At its July 20 meeting, the Mercer Island City Council took the next step with the project’s development by voting to award a bid to Woodinville’s Harbor Pacific Contractors, Inc. to construct the permanent booster disinfection system for the city’s reservoir and main pump station.
Council also voted to authorize City Manager Jessi Bon to execute a contract with Harbor Pacific Contractors, Inc., in an amount not to exceed $2,115,642, which is the contractor’s total submitted bid.
“This is obviously a very significant project in terms of complexity and cost, and over the past several years it’s been a priority project of city council to ensure safe potable water for Island residents,” said Mayor Benson Wong, who noted that Public Works chief of operations Jason Kintner, utilities engineer Rona Lin and sustainability program analyst Ross Freeman played key roles in leading their staff in advancing the capital project.
Councilmember Lisa Anderl said the Public Works department was thorough in constructing the agenda bill. She looked to the past in addressing the city’s future needs.
“I will tell you that not too many people remember much about what happened in 2014, but everybody remembers the E. coli scare. I think this is a great investment in our infrastructure and I’m grateful to city staff for pulling it along to get this far,” Anderl said.

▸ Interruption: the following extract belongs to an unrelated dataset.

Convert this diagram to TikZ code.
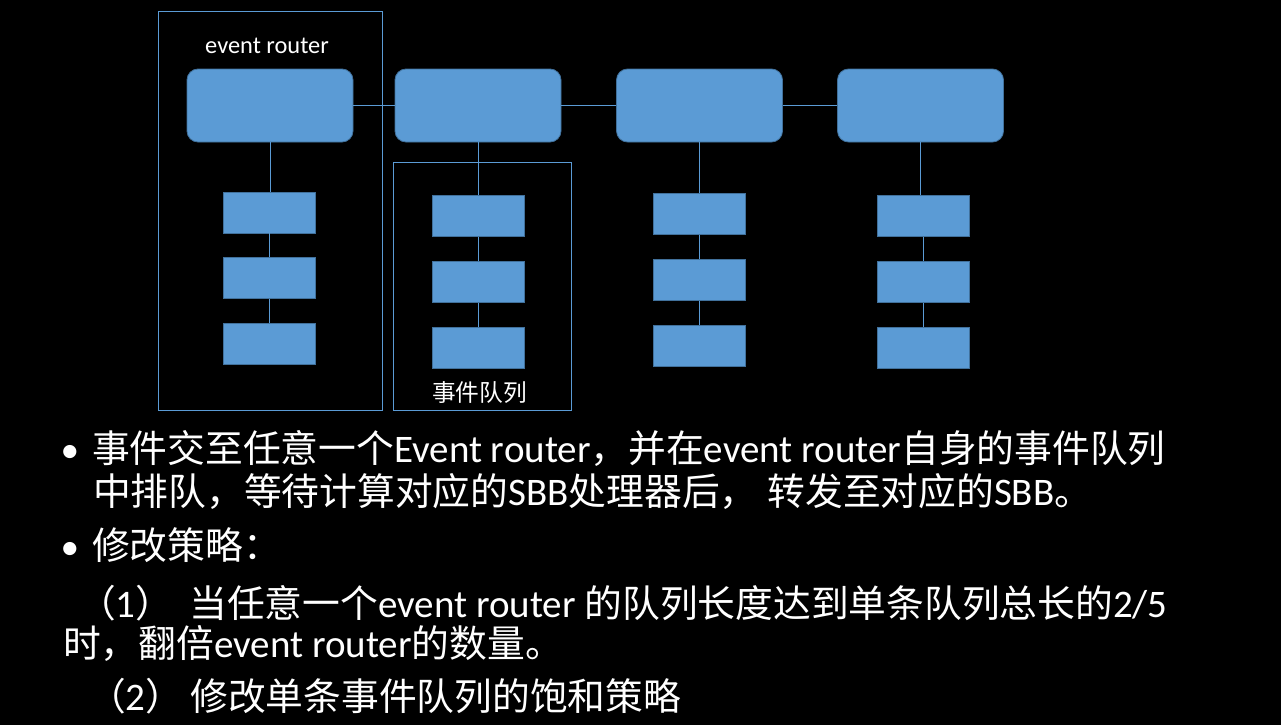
\documentclass[tikz,border=0pt]{standalone}
\usepackage{fontspec}
\setmainfont{Carlito}
\newfontfamily\cjk[Scale=0.968,Kerning=Off]{Noto Sans CJK SC}
\newcommand\zh[1]{{\cjk #1}}
\definecolor{boxfill}{HTML}{5B9BD5}
\definecolor{boxedge}{HTML}{41719C}
\definecolor{linecol}{HTML}{5B9BD5}
\tikzset{
  router/.style={draw=boxedge, fill=boxfill, line width=0.8pt, rounded corners=11pt, minimum width=166pt, minimum height=73pt, inner sep=0pt},
  qbox/.style={draw=boxedge, fill=boxfill, line width=0.8pt, minimum width=92pt, minimum height=41pt, inner sep=0pt},
  frame/.style={draw=linecol, line width=0.9pt, inner sep=0pt},
  link/.style={draw=linecol, line width=1pt},
  para/.style={anchor=base west, inner sep=0pt, text=white, font=\fontsize{39}{42}\selectfont},
  bul/.style={anchor=base, inner sep=0pt, text=white, font=\fontsize{37.3}{40}\selectfont}
}
\begin{document}
\begin{tikzpicture}[x=1pt,y=-1pt]
\fill[black] (0,0) rectangle (1281,725);
\useasboundingbox (0,0) rectangle (1281,725);

% frames
\node[frame, minimum width=224pt, minimum height=399pt] (f1) at (270,210.5) {};
\node[frame, minimum width=178pt, minimum height=248pt] (f2) at (482,286) {};

% routers
\node[router] (r1) at (270,105.5) {};
\node[router] (r2) at (478,105.5) {};
\node[router] (r3) at (699.5,105.5) {};
\node[router] (r4) at (920.5,105.5) {};

% queues
\node[qbox] (a1) at (269,212.5) {};
\node[qbox] (a2) at (269,278) {};
\node[qbox] (a3) at (269,344) {};
\node[qbox] (b1) at (478.5,216) {};
\node[qbox] (b2) at (478.5,282) {};
\node[qbox] (b3) at (478.5,348) {};
\node[qbox] (c1) at (699.5,214) {};
\node[qbox] (c2) at (699.5,280) {};
\node[qbox] (c3) at (699.5,346) {};
\node[qbox] (d1) at (923.5,216) {};
\node[qbox] (d2) at (923.5,282) {};
\node[qbox] (d3) at (923.5,348) {};

% connectors
\draw[link] (r1.east) -- (r2.west);
\draw[link] (r2.east) -- (r3.west);
\draw[link] (r3.east) -- (r4.west);
\foreach \r/\q in {r1/a1,r2/b1,r3/c1,r4/d1}{
  \draw[link] (\r.south) -- (\r.south |- \q.north);
}
\foreach \p/\q in {a1/a2,a2/a3,b1/b2,b2/b3,c1/c2,c2/c3,d1/d2,d2/d3}{
  \draw[link] (\p.south) -- (\q.north);
}

% labels
\node[anchor=base, inner sep=0pt, text=white, font=\fontsize{24.4}{26}\selectfont] (lab1) at (267,53) {event router};
\node[anchor=base, inner sep=0pt, text=white, font=\fontsize{24.5}{26}\selectfont\cjk] (lab2) at (479.5,401) {事件队列};

% text
\node[bul] (bu1) at (70,462) {•};
\node[para] (t1) at (92,462) {\zh{事件交至任意一个}Event router\zh{，并在}event router\zh{自身的事件队列}};
\node[para] (t2) at (93,505) {\zh{中排队，等待计算对应的}SBB\zh{处理器后，}\hspace{10pt}\zh{转发至对应的}SBB\zh{。}};
\node[bul] (bu2) at (70,559) {•};
\node[para] (t3) at (92,559) {\zh{修改策略：}};
\node[para] (t4) at (78,617) {\zh{（}1\zh{）}\hspace{16pt}\zh{当任意一个}event router \zh{的队列长度达到单条队列总长的}2/5};
\node[para] (t5) at (63,657) {\zh{时，翻倍}event router\zh{的数量。}};
\node[para] (t6) at (88,710) {\zh{（}2\zh{）}\hspace{7pt}\zh{修改单条事件队列的饱和策略}};
\end{tikzpicture}
\end{document}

According to the agenda bill, construction is scheduled to begin in October of 2021 with expected completion by August 2022, but the project may extend an additional six months depending on availability of supplies due to the pandemic. The Washington State Department of Health approved the project design on June 14, 2021.

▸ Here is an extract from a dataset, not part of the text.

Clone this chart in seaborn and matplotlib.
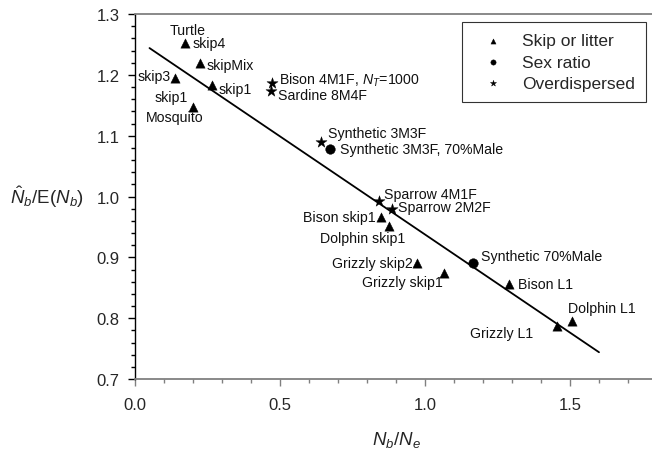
import numpy as np
import pandas as pd
import matplotlib
matplotlib.use("Agg")
import matplotlib.pyplot as plt
import seaborn as sns

# ---------------- data ----------------
labels = ["Turtle skip4", "skipMix", "skip3", "skip1 (a)", "Mosquito skip1",
          "Bison 4M1F", "Sardine 8M4F", "Synthetic 3M3F", "Synthetic 3M3F, 70%Male",
          "Sparrow 4M1F", "Sparrow 2M2F", "Bison skip1", "Dolphin skip1",
          "Grizzly skip2", "Grizzly skip1", "Synthetic 70%Male", "Bison L1",
          "Grizzly L1", "Dolphin L1"]
nb_ne = [0.172, 0.224, 0.138, 0.264, 0.199,
         0.473, 0.468, 0.640, 0.672,
         0.842, 0.885, 0.847, 0.877,
         0.971, 1.067, 1.164, 1.291,
         1.454, 1.508]
nb_ratio = [1.252, 1.219, 1.195, 1.183, 1.147,
            1.187, 1.174, 1.089, 1.078,
            0.993, 0.980, 0.967, 0.952,
            0.891, 0.874, 0.891, 0.856,
            0.787, 0.796]
groups = ["Skip or litter", "Skip or litter", "Skip or litter", "Skip or litter", "Skip or litter",
          "Overdispersed", "Overdispersed", "Overdispersed", "Sex ratio",
          "Overdispersed", "Overdispersed", "Skip or litter", "Skip or litter",
          "Skip or litter", "Skip or litter", "Sex ratio", "Skip or litter",
          "Skip or litter", "Skip or litter"]
group_order = ["Skip or litter", "Sex ratio", "Overdispersed"]
line_x = [0.05, 1.60]
line_y = [1.244, 0.744]
x_ticks = [0.0, 0.5, 1.0, 1.5]
y_ticks = [0.7, 0.8, 0.9, 1.0, 1.1, 1.2, 1.3]

# annotation texts attached to each point (text, dx px, dy px (down +), ha)
annots = {
    0: [("Turtle", 3, -13, "center"), ("skip4", 7.7, 0, "left")],
    1: [("skipMix", 6.7, 2, "left")],
    2: [("skip3", -4, -2, "right")],
    3: [("skip1", 7.3, 4, "left")],
    4: [("skip1", -5.0, -10, "right"), ("Mosquito", -18, 9.5, "center")],
    5: [(r"Bison 4M1F, $N_T$=1000", 6.7, -3.3, "left")],
    6: [("Sardine 8M4F", 7.6, 4.3, "left")],
    7: [("Synthetic 3M3F", 7.6, -9, "left")],
    8: [("Synthetic 3M3F, 70%Male", 10, 0, "left")],
    9: [("Sparrow 4M1F", 5, -7, "left")],
    10: [("Sparrow 2M2F", 6.6, -1.5, "left")],
    11: [("Bison skip1", -4.7, 0, "right")],
    12: [("Dolphin skip1", -26.8, 12.3, "center")],
    13: [("Grizzly skip2", -3.4, 0, "right")],
    14: [("Grizzly skip1", -1.6, 9.3, "right")],
    15: [("Synthetic 70%Male", 8.3, -7.3, "left")],
    16: [("Bison L1", 8.4, 0, "left")],
    17: [("Grizzly L1", -23.4, 6.6, "right")],
    18: [("Dolphin L1", -4, -12.4, "left")],
}

df = pd.DataFrame({"x": nb_ne, "y": nb_ratio, "type": groups})

# ---------------- style ----------------
sns.set_style("ticks")
plt.rcParams["font.family"] = ["Liberation Sans", "DejaVu Sans"]
plt.rcParams["mathtext.fontset"] = "custom"
plt.rcParams["mathtext.rm"] = "Liberation Sans"
plt.rcParams["mathtext.it"] = "Liberation Sans:italic"
plt.rcParams["mathtext.bf"] = "Liberation Sans:bold"

DPI = 100
fig = plt.figure(figsize=(6.52, 4.56), dpi=DPI)
W, H = 652, 456
ax_left, ax_right_px, ax_top, ax_bot = 135, 657, 15, 380
ax = fig.add_axes([ax_left / W, 1 - ax_bot / H, (ax_right_px - ax_left) / W, (ax_bot - ax_top) / H])

markers = {"Skip or litter": "^", "Sex ratio": "o", "Overdispersed": "*"}
sizes = {"Skip or litter": 45, "Sex ratio": 48, "Overdispersed": 70}
for g in group_order:
    sub = df[df["type"] == g]
    sns.scatterplot(data=sub, x="x", y="y", marker=markers[g], s=sizes[g],
                    color="black", edgecolor="black", linewidth=0.3, ax=ax,
                    label=g, zorder=3)

ax.plot(line_x, line_y, color="black", lw=1.3, zorder=2)

px2pt = 72 / DPI
for i, items in annots.items():
    for txt, dx, dy, ha in items:
        ax.annotate(txt, (nb_ne[i], nb_ratio[i]), xytext=(dx * px2pt, -dy * px2pt),
                    textcoords="offset points", ha=ha, va="center", fontsize=10.2,
                    color="#111111")

ax.set_xlim(0, 1.8)
ax.set_ylim(0.7, 1.3)
ax.set_xticks(x_ticks)
ax.set_xticklabels([f"{v:.1f}" for v in x_ticks], fontsize=12)
ax.set_yticks(y_ticks)
ax.set_yticklabels([f"{v:.1f}" for v in y_ticks], fontsize=12)
ax.set_xticks(np.arange(0, 1.81, 0.1), minor=True)
ax.set_yticks(np.arange(0.7, 1.301, 0.02), minor=True)

ax.tick_params(axis="x", which="major", direction="out", length=5, width=1, color="#808080", pad=8)
ax.tick_params(axis="x", which="minor", direction="out", length=3, width=1, color="#808080")
ax.tick_params(axis="y", which="major", direction="out", length=5, width=1, color="black", pad=6)
ax.tick_params(axis="y", which="minor", direction="out", length=3, width=1, color="black")

for s in ["top", "bottom"]:
    ax.spines[s].set_color("#808080")
    ax.spines[s].set_linewidth(1.3)
ax.spines["left"].set_color("black")
ax.spines["left"].set_linewidth(1.0)
ax.spines["right"].set_visible(False)

ax.set_xlabel(r"$N_b$/$N_e$", fontsize=13.5)
ax.xaxis.set_label_coords(0.5, -0.165)
ax.xaxis.label.set_va("center")
ax.set_ylabel(r"$\hat{N}_b$/E($N_b$)", fontsize=13.5, rotation=0)
ax.yaxis.set_label_coords(-0.169, 0.501)
ax.yaxis.label.set_va("center")
ax.yaxis.label.set_ha("center")

leg = ax.legend(loc="upper left", bbox_to_anchor=((462 - ax_left) / (ax_right_px - ax_left), (ax_bot - 23) / (ax_bot - ax_top)),
                fontsize=12.5, frameon=True, fancybox=False, edgecolor="black",
                markerscale=0.55, labelspacing=0.35, handlelength=2.27, handletextpad=0.53,
                borderpad=0.65, borderaxespad=0)
leg.get_frame().set_linewidth(0.8)

fig.savefig("out.png", dpi=DPI)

On the sustainability front, the project is expected to feature a host of approaches, including the recycling of asphalt pavement grindings for use in future construction projects; removal and replacement of the city’s oldest, unlined cast iron piping; usage of low-flow pumps and more.
Construction at the city’s main pump station — located between 88th and 89th avenues southeast at Southeast 43rd Street — will include installation of a sodium hypochlorite generator system, and a mixer in each of the reservoir tanks to prevent tank stratification and allow the chlorinated water to mix uniformly, according to the agenda bill. Other aspects of the robust construction docket will include interconnecting water mains on 89th Avenue Southeast, and removing a pair of pressure-reducing valve (PRV) vaults and installing a new PRV station and a flow-meter station in the 9700 block of Southeast 40th Street.
Low responsible bidder out of three contractors, city staff noted that Harbor Pacific Contractors, Inc. has constructed comparable water utility projects for other agencies, including Clallam County Public Utility District and the city of Bellevue.
The project’s total cost is $3,284,770, which includes contingency, final design, construction support, project management and inspection services. The city’s total approved budget for the project is $3,505,000.